- STATED PROBLEM
Transcribe the records below from the first line to the line that includes "var yTicks = [0, 0.5, 1.0, 1.5, 2.0, 2.5];", inclusive, and omit the pictures.

- RECORDS SUPPLIED

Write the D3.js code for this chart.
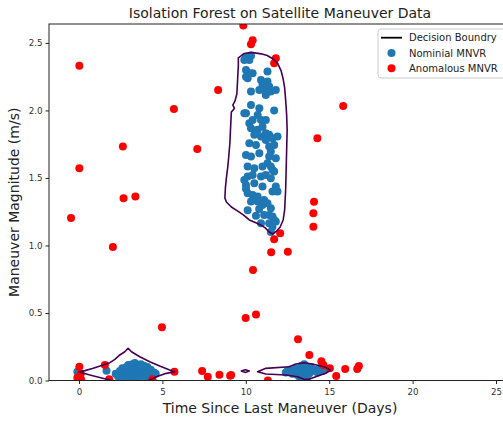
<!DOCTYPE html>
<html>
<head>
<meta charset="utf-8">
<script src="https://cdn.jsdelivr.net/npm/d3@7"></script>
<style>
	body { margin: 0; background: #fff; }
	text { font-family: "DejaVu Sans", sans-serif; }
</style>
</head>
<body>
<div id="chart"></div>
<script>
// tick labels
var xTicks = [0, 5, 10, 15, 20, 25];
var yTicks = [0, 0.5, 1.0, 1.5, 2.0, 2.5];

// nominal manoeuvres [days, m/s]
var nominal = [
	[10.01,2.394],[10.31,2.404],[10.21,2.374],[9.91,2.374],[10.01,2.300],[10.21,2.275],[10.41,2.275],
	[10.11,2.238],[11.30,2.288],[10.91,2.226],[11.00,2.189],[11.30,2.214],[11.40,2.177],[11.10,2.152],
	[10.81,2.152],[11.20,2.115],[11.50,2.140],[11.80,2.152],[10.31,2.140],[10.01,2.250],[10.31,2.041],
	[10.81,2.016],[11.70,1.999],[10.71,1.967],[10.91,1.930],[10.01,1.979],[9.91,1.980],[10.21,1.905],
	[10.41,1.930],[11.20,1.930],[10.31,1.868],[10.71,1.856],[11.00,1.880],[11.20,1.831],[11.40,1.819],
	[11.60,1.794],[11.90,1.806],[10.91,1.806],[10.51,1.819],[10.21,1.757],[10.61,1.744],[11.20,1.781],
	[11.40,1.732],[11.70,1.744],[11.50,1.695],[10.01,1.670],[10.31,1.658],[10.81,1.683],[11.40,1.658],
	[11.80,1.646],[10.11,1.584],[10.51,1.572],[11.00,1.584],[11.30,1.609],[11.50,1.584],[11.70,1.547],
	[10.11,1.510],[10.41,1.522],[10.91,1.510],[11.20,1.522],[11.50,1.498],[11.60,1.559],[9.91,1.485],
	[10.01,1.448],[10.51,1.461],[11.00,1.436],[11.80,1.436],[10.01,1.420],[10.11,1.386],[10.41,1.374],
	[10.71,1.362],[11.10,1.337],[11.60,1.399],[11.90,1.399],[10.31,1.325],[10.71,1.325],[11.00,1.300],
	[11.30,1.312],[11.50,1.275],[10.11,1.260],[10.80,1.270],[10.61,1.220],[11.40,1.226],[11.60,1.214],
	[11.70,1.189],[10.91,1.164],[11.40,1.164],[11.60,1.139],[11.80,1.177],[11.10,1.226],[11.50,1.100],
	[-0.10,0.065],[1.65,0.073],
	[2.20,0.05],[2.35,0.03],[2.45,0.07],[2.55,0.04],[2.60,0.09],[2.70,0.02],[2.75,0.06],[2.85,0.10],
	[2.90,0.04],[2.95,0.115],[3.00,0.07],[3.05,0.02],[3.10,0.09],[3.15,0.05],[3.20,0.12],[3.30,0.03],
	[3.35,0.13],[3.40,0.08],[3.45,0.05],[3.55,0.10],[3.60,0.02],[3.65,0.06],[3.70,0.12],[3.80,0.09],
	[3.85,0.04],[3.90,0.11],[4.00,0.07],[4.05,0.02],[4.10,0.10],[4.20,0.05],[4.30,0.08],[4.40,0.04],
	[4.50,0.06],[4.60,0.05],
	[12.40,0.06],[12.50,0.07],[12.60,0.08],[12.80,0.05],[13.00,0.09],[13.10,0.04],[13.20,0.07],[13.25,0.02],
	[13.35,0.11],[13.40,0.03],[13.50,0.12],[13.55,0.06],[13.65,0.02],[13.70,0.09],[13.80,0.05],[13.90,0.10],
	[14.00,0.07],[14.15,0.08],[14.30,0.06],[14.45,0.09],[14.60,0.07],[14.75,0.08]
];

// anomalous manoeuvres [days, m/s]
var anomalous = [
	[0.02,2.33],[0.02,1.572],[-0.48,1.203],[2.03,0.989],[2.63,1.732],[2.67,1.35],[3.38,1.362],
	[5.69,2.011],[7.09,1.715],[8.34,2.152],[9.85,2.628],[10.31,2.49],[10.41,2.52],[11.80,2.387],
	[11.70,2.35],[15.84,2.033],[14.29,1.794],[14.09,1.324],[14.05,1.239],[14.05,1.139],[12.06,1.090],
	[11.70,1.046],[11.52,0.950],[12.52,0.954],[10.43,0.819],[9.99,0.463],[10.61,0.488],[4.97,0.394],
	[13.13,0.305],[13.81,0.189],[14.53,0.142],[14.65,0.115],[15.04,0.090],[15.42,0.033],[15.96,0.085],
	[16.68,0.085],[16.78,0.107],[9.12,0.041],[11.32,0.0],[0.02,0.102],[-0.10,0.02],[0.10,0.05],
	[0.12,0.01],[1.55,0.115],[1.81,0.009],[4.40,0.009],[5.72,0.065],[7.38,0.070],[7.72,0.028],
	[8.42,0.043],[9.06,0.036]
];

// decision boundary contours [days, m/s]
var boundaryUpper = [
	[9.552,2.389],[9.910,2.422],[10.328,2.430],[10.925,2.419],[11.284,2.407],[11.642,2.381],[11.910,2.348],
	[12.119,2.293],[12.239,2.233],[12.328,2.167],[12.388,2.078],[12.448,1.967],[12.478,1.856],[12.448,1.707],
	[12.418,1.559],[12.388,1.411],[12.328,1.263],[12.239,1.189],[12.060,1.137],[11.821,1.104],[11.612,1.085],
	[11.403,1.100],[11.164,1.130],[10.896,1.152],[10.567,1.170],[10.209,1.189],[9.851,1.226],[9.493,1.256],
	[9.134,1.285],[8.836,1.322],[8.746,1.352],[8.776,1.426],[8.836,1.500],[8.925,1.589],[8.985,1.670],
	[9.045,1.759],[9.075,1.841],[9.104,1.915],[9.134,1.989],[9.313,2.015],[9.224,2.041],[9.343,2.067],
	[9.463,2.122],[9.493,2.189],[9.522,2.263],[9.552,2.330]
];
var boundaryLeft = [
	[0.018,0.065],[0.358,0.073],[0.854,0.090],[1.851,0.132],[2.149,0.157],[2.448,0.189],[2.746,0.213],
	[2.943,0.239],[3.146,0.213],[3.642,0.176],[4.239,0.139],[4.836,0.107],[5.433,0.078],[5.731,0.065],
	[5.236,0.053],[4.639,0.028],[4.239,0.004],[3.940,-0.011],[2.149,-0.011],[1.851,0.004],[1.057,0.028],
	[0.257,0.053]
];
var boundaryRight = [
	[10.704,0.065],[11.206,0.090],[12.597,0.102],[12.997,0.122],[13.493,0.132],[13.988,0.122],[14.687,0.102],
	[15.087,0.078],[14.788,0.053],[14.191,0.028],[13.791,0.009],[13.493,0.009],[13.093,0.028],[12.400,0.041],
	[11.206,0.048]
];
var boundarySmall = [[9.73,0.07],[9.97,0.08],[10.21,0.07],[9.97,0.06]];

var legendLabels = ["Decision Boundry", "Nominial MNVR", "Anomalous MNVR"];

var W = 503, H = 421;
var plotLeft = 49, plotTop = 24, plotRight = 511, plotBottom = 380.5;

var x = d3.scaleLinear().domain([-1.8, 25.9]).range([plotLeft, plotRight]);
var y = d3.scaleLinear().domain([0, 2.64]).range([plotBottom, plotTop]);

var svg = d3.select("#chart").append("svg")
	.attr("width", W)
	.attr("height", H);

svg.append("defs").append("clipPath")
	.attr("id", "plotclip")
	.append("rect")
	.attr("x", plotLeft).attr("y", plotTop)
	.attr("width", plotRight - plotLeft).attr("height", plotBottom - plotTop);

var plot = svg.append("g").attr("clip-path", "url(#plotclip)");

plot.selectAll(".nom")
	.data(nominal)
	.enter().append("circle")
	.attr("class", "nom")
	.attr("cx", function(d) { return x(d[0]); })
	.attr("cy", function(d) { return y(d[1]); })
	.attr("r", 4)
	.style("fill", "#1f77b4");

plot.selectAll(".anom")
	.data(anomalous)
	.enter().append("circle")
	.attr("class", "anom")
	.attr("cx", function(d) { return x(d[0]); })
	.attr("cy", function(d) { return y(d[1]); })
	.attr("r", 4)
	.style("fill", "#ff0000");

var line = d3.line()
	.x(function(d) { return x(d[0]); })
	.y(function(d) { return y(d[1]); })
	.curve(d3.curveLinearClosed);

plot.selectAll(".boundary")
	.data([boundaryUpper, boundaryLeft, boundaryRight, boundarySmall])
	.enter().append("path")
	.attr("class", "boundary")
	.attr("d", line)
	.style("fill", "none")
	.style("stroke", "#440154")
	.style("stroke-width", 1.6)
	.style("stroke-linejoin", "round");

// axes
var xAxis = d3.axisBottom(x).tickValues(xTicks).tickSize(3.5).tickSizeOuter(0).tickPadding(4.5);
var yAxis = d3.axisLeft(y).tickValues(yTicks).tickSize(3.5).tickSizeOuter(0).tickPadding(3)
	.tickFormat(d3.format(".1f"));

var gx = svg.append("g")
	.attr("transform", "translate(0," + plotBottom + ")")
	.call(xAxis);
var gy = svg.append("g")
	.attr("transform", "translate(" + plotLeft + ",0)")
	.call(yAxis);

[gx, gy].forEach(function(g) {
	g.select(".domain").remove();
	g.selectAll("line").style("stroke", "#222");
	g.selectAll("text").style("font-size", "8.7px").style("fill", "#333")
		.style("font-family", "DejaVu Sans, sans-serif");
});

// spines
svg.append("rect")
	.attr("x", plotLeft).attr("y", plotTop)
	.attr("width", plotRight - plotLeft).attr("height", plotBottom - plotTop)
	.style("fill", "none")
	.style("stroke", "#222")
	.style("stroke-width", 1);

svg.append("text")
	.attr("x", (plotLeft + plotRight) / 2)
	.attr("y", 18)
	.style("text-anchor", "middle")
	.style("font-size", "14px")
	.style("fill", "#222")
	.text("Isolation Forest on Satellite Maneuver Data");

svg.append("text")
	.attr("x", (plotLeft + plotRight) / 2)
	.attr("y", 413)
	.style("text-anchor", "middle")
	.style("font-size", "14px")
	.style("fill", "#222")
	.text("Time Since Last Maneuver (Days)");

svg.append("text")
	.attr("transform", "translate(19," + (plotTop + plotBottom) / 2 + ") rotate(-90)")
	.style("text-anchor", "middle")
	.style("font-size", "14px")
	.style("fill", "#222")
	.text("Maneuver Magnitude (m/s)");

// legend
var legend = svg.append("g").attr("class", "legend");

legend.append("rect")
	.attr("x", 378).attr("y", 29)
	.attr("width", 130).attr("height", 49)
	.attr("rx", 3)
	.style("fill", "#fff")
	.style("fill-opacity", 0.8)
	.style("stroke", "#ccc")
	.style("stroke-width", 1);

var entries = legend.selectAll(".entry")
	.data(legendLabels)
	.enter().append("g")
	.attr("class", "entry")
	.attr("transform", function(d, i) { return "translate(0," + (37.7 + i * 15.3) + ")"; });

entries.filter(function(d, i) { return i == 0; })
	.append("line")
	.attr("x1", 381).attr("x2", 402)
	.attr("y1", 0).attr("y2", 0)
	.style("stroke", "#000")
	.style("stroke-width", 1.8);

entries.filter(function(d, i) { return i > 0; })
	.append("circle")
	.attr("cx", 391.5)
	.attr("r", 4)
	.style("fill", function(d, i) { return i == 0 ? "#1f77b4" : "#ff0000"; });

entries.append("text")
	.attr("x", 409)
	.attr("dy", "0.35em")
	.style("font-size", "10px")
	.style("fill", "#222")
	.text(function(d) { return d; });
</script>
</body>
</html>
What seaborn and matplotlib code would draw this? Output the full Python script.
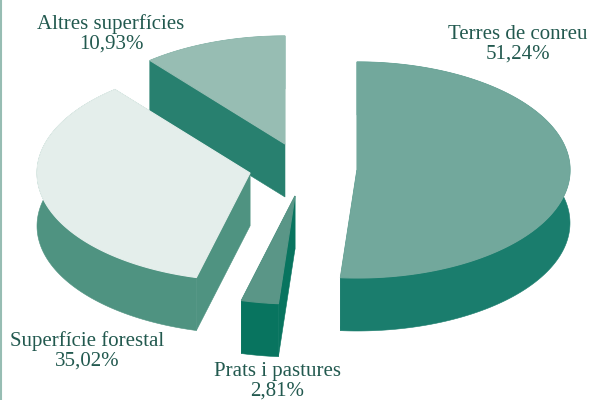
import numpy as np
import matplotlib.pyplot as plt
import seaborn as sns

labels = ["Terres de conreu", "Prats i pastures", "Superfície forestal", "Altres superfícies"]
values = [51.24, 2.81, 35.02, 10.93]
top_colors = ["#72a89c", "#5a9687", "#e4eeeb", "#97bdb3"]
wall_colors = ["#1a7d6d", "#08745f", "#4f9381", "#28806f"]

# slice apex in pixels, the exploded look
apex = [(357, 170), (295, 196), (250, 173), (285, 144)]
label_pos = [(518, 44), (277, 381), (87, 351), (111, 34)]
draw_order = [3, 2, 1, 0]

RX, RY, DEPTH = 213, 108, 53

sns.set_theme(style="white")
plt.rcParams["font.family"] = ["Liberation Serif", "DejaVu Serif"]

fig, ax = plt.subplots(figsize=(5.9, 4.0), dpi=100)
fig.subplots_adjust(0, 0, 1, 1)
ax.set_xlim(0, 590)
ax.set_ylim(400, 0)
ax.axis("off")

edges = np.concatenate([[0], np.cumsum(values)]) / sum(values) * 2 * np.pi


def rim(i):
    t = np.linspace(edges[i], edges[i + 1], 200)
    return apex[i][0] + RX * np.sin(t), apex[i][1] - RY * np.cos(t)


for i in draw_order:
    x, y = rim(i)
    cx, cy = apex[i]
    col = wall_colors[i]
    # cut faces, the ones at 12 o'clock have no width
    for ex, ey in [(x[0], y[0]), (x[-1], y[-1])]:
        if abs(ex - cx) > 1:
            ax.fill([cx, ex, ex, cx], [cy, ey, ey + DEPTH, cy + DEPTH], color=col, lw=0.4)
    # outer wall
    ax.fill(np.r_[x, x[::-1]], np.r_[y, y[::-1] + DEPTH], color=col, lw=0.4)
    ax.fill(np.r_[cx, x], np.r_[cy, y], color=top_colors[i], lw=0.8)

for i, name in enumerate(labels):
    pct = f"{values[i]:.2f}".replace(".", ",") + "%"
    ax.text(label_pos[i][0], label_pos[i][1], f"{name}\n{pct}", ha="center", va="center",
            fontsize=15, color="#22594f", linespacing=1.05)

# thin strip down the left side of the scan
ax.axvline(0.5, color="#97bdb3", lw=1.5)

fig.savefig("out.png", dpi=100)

- THE RESULT
Write the D3.js code for this chart.
<!DOCTYPE html>
<html>
<head>
<meta charset="utf-8">
<script src="https://cdn.jsdelivr.net/npm/d3@7"></script>
<style>
	body { margin: 0; background: #fff; }
	text { font-family: "DejaVu Sans", sans-serif; }
</style>
</head>
<body>
<div id="chart"></div>
<script>
// tick labels
var xTicks = [0, 5, 10, 15, 20, 25];
var yTicks = [0, 0.5, 1.0, 1.5, 2.0, 2.5];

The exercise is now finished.